For most people, the first step does not need to be dramatic. It just needs to be real.

  • Enrol in a short course at TAFE or online that is relevant to the career you are considering.
  • Update your resume and LinkedIn profile to reflect the direction you are moving toward.
  • Connect with three people on LinkedIn who are already working in your target field and ask one of them for a brief informational chat.
  • Apply for a task or freelance project on CloudColleague in the area you want to explore
  • Book a session with a career counsellor if you are feeling genuinely stuck and want structured support.

None of these steps require you to quit your job, spend large amounts of money, or make a permanent decision. They simply move you from thinking to doing, which is the only way any career decision ever gets made well.

How to Choose a Career Path When You Are Changing Careers in Your 30s or 40s?

Change your career in 30s or 40s

Choosing a career for the first time and choosing a new career after years in the wrong one are genuinely different experiences. First-time career choosers are starting with a blank slate and building forward. Career changers are starting with an existing professional identity, a set of skills and experiences, and often a significant amount of resistance, both internal and external, to the idea of starting over.

That resistance is understandable. But it is worth examining carefully, because a lot of it is based on assumptions that do not hold up under scrutiny.

Your Experience Is an Asset, Not a Liability

One of the most common fears among Australian career changers is that years spent in the wrong field count for nothing in a new one. This is rarely true. What looks like industry-specific experience on the surface usually contains a layer of transferable skills underneath it.

Someone who has spent a decade in retail management has developed skills in leadership, conflict resolution, inventory management, customer relations, and team training. Someone who has spent years in administrative roles has typically built strong skills in project coordination, communication, data management, and process improvement. These skills travel.

A transferable skills audit is a useful exercise here. List every role you have held and write down the underlying skills involved in each one, not just the job-specific tasks, but the broader capabilities you developed. Then map those capabilities to the career you are considering. You will almost certainly find more overlap than you expected.

TAFE and Vocational Pathways Make Career Changes Accessible at Any Age

Australia’s TAFE system is one of the most practical and accessible pathways into a new career available anywhere in the world. Unlike university degrees, which require years of full-time study and significant financial investment, many TAFE qualifications can be completed part-time, online, or through recognition of prior learning, which allows you to fast-track qualifications based on skills you already have.
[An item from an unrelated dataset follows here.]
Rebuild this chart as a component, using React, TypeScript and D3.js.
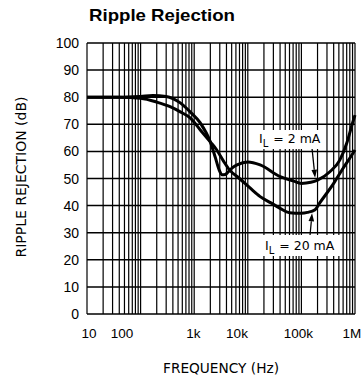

For Australians considering a move into trades, healthcare, early childhood education, community services, IT, or business, TAFE offers a direct and affordable pathway that does not require starting from scratch. Many career changers in their 30s, 40s, and beyond have used TAFE qualifications as the bridge between their old career and their new one.
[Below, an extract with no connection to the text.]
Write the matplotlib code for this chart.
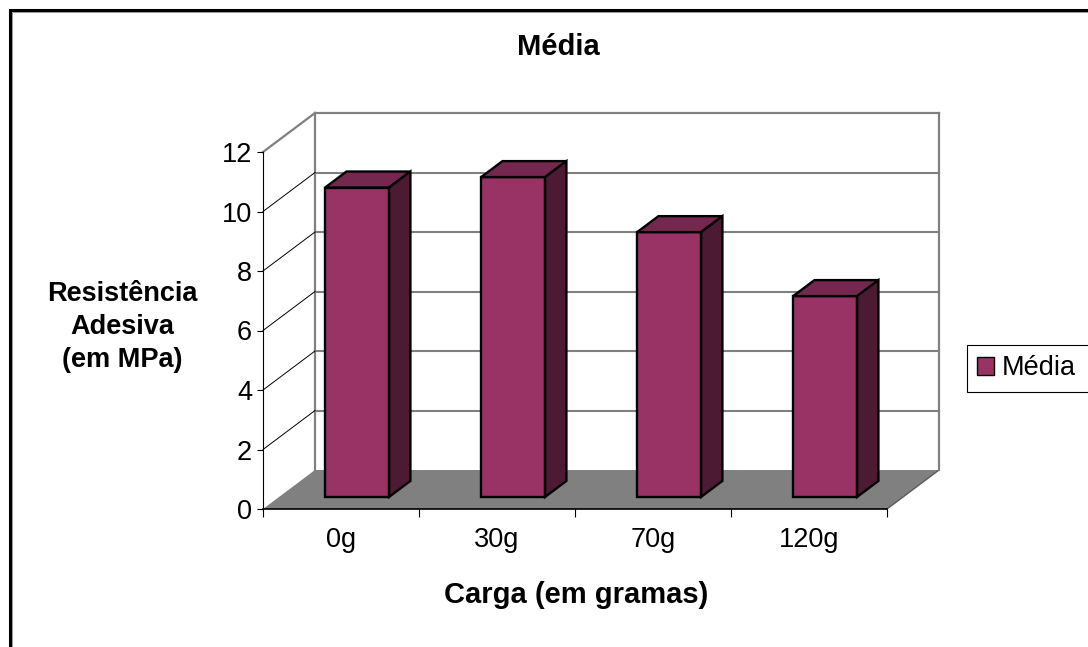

Career changers often bring advantages that younger, first-time workers do not have. Greater self-awareness, stronger professional networks, more developed soft skills, and a clearer sense of what they actually want from work. These qualities are genuinely valued by employers, and they often compensate for gaps in industry-specific experience.

Career Paths With Strong Job Outlook in Australia in 2026-27

If you are still in the early stages of exploring options, it is worth knowing which career areas have strong and sustained demand in the Australian labour market right now. This list is not exhaustive, and demand varies by location and specialisation, but these sectors consistently appear in Australian Government labour market projections as areas of growth.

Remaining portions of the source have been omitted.